Federal Trade Commission (FTC) Commissioner Julie Brill delivered a keynote address on privacy policy April 18 before the monthly meeting of the Broadband Breakfast Club in Washington, D.C. The key theme of the commissioner’s speech was that in the increasingly social media-centric privacy context, “taking” consumer data does not constitute a consumer’s willingness to “share” data.

Privacy is gaining increased attention from consumers, industry, elected officials and regulators. In fact, separate reports on privacy were issued by both the White House and the FTC  in recent weeks.  

USTelecom’s member companies have long realized that consumer trust and confidence is of paramount consideration in today’s competitive marketplace. As such, the principles enumerated in the FTC’s report, including “privacy by design,’” simplified choice for consumers, and increased transparency have been standard practice for USTelecom member companies for years.  

Brill also addressed the agency’s five main action items for the year ahead that cover a broad range of issues, including development of do-not-track mechanisms and targeted legislation for data brokers. But the agency also will focus on so-called “large platform providers,” such as ISPs, operating systems, browsers, and social media that it believes warrant heightened scrutiny. The FTC plans to host a public workshop in the second half of 2012 to focus on these issues.  

With respect to large platform providers, however, it is important to note that the broadband marketplace is increasingly competitive – and to coin another phrase, competition is king.

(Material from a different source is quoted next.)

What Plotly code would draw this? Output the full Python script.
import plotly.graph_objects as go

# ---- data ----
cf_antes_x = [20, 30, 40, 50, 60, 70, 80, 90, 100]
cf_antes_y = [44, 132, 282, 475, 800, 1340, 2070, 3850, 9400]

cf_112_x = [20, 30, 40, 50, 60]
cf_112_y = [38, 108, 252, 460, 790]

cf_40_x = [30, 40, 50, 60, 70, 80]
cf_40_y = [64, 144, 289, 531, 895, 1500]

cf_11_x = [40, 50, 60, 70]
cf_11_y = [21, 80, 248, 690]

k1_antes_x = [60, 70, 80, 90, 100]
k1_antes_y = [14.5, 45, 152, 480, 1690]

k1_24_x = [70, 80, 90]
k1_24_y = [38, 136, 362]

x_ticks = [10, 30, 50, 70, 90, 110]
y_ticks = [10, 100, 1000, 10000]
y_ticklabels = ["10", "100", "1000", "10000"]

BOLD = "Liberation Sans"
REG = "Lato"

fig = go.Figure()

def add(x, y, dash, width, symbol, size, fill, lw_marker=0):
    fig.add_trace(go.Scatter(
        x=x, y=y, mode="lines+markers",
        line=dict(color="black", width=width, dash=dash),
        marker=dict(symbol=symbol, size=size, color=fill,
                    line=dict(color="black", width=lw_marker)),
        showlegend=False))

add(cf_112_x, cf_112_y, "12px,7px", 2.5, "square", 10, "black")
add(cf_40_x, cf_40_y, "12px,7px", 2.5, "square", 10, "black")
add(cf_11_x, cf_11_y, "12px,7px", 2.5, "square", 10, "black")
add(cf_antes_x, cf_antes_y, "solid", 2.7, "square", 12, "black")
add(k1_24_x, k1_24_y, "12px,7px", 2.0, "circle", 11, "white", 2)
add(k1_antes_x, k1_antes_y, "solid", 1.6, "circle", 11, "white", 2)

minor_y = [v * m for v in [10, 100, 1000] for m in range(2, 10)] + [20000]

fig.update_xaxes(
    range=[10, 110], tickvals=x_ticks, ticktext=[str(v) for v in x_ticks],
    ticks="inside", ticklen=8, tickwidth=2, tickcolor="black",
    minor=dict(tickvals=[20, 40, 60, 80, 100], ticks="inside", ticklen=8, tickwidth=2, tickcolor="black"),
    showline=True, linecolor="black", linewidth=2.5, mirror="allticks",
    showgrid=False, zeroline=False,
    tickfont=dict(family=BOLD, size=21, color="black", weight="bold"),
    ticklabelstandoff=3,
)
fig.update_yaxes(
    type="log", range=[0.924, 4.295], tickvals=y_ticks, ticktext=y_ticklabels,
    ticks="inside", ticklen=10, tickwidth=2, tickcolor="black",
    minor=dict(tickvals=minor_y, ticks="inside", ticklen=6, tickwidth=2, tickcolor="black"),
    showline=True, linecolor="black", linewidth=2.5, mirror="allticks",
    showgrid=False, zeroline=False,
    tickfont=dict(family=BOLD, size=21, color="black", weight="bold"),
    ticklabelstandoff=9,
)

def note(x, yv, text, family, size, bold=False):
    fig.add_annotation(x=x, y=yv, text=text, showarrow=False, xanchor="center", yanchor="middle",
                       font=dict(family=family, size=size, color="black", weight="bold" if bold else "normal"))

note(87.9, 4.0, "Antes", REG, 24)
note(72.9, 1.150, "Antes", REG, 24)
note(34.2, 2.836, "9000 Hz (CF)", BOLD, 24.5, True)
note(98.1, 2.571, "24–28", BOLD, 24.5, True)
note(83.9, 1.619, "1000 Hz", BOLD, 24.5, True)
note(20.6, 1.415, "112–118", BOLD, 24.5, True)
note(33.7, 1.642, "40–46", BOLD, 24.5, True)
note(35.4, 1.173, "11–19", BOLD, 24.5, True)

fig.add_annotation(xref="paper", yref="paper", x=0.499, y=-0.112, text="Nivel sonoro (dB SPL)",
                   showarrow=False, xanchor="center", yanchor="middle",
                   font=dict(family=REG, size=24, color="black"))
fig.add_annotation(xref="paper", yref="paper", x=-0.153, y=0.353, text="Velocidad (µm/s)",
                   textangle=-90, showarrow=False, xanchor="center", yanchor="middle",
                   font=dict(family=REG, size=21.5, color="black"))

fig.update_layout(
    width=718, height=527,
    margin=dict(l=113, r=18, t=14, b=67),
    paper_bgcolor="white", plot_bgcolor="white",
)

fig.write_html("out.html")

As policymakers look at large platform providers, it will be essential to examine the extent of competition within each marketplace. In the broadband marketplace, consumers are not afraid to exercise their choices in broadband Internet Service Providers by switching among providers. According to an FCC report in 2010, 36 percent of Internet users had switched broadband service providers in the prior three years. At the same time, 63 percent of broadband users with a choice of multiple broadband providers said it would be “easy” to switch providers.

Taking is most definitely not sharing, and USTelecom is eager to engage in the upcoming multi-stakeholder process at NTIA to address privacy issues. However, competition in today’s broadband marketplace is king, and a key part of that competition is maintaining consumer trust and confidence.